COLLECTED DATA
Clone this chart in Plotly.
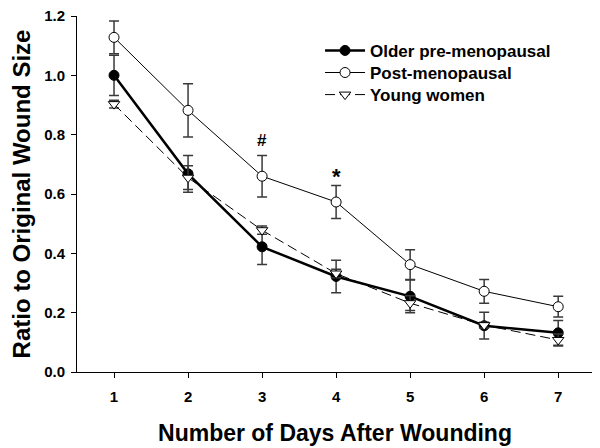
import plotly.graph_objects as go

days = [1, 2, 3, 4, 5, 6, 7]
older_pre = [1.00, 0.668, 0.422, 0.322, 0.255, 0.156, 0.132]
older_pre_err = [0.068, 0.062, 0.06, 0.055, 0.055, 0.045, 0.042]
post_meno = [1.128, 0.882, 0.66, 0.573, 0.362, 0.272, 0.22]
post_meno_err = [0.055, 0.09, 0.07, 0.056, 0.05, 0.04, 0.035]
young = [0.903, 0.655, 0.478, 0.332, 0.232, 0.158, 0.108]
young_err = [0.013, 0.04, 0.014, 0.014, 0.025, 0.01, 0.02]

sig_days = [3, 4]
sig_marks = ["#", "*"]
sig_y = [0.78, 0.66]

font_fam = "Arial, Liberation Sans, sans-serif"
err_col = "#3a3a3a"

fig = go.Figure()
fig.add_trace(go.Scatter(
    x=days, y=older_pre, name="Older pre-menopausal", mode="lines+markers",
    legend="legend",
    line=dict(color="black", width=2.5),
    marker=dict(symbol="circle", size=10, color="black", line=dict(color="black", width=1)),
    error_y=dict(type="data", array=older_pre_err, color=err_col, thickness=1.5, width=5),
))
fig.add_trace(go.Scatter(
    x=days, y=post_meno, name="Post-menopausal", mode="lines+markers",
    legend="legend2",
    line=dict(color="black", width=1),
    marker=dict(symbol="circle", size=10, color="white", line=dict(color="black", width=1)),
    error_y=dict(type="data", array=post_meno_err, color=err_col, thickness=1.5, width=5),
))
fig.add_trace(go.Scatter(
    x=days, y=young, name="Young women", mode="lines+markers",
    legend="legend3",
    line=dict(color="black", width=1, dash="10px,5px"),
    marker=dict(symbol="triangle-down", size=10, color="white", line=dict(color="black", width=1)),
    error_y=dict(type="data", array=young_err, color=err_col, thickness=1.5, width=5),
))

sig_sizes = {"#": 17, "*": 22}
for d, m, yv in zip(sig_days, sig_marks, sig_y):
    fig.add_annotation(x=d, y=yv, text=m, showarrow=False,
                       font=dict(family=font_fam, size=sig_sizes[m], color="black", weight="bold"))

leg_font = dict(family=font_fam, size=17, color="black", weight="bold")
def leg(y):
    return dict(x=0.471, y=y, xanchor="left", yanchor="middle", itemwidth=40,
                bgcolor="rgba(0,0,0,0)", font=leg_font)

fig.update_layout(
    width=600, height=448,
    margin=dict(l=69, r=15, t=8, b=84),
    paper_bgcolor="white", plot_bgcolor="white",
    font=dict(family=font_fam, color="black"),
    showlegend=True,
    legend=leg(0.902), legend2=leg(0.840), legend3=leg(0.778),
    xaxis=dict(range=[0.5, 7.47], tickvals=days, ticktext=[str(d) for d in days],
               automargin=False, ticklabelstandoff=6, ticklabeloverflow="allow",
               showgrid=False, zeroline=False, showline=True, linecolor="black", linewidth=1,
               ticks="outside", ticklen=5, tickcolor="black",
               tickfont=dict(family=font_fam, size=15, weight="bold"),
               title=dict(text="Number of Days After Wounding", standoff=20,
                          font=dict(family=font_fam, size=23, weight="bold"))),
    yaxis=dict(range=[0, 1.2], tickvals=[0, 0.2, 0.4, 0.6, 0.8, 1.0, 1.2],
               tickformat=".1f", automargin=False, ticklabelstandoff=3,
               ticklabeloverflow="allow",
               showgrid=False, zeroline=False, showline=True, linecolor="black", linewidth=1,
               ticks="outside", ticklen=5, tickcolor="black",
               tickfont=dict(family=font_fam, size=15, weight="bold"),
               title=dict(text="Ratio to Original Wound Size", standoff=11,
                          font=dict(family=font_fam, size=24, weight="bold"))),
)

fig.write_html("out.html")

EXERCISE GOAL
Exclude the pictures. Write out the remaining data exactly.

THE REPLY
Clone this chart in Plotly.
import plotly.graph_objects as go

days = [1, 2, 3, 4, 5, 6, 7]
older_pre = [1.00, 0.668, 0.422, 0.322, 0.255, 0.156, 0.132]
older_pre_err = [0.068, 0.062, 0.06, 0.055, 0.055, 0.045, 0.042]
post_meno = [1.128, 0.882, 0.66, 0.573, 0.362, 0.272, 0.22]
post_meno_err = [0.055, 0.09, 0.07, 0.056, 0.05, 0.04, 0.035]
young = [0.903, 0.655, 0.478, 0.332, 0.232, 0.158, 0.108]
young_err = [0.013, 0.04, 0.014, 0.014, 0.025, 0.01, 0.02]

sig_days = [3, 4]
sig_marks = ["#", "*"]
sig_y = [0.78, 0.66]

font_fam = "Arial, Liberation Sans, sans-serif"
err_col = "#3a3a3a"

fig = go.Figure()
fig.add_trace(go.Scatter(
    x=days, y=older_pre, name="Older pre-menopausal", mode="lines+markers",
    legend="legend",
    line=dict(color="black", width=2.5),
    marker=dict(symbol="circle", size=10, color="black", line=dict(color="black", width=1)),
    error_y=dict(type="data", array=older_pre_err, color=err_col, thickness=1.5, width=5),
))
fig.add_trace(go.Scatter(
    x=days, y=post_meno, name="Post-menopausal", mode="lines+markers",
    legend="legend2",
    line=dict(color="black", width=1),
    marker=dict(symbol="circle", size=10, color="white", line=dict(color="black", width=1)),
    error_y=dict(type="data", array=post_meno_err, color=err_col, thickness=1.5, width=5),
))
fig.add_trace(go.Scatter(
    x=days, y=young, name="Young women", mode="lines+markers",
    legend="legend3",
    line=dict(color="black", width=1, dash="10px,5px"),
    marker=dict(symbol="triangle-down", size=10, color="white", line=dict(color="black", width=1)),
    error_y=dict(type="data", array=young_err, color=err_col, thickness=1.5, width=5),
))

sig_sizes = {"#": 17, "*": 22}
for d, m, yv in zip(sig_days, sig_marks, sig_y):
    fig.add_annotation(x=d, y=yv, text=m, showarrow=False,
                       font=dict(family=font_fam, size=sig_sizes[m], color="black", weight="bold"))

leg_font = dict(family=font_fam, size=17, color="black", weight="bold")
def leg(y):
    return dict(x=0.471, y=y, xanchor="left", yanchor="middle", itemwidth=40,
                bgcolor="rgba(0,0,0,0)", font=leg_font)

fig.update_layout(
    width=600, height=448,
    margin=dict(l=69, r=15, t=8, b=84),
    paper_bgcolor="white", plot_bgcolor="white",
    font=dict(family=font_fam, color="black"),
    showlegend=True,
    legend=leg(0.902), legend2=leg(0.840), legend3=leg(0.778),
    xaxis=dict(range=[0.5, 7.47], tickvals=days, ticktext=[str(d) for d in days],
               automargin=False, ticklabelstandoff=6, ticklabeloverflow="allow",
               showgrid=False, zeroline=False, showline=True, linecolor="black", linewidth=1,
               ticks="outside", ticklen=5, tickcolor="black",
               tickfont=dict(family=font_fam, size=15, weight="bold"),
               title=dict(text="Number of Days After Wounding", standoff=20,
                          font=dict(family=font_fam, size=23, weight="bold"))),
    yaxis=dict(range=[0, 1.2], tickvals=[0, 0.2, 0.4, 0.6, 0.8, 1.0, 1.2],
               tickformat=".1f", automargin=False, ticklabelstandoff=3,
               ticklabeloverflow="allow",
               showgrid=False, zeroline=False, showline=True, linecolor="black", linewidth=1,
               ticks="outside", ticklen=5, tickcolor="black",
               tickfont=dict(family=font_fam, size=15, weight="bold"),
               title=dict(text="Ratio to Original Wound Size", standoff=11,
                          font=dict(family=font_fam, size=24, weight="bold"))),
)

fig.write_html("out.html")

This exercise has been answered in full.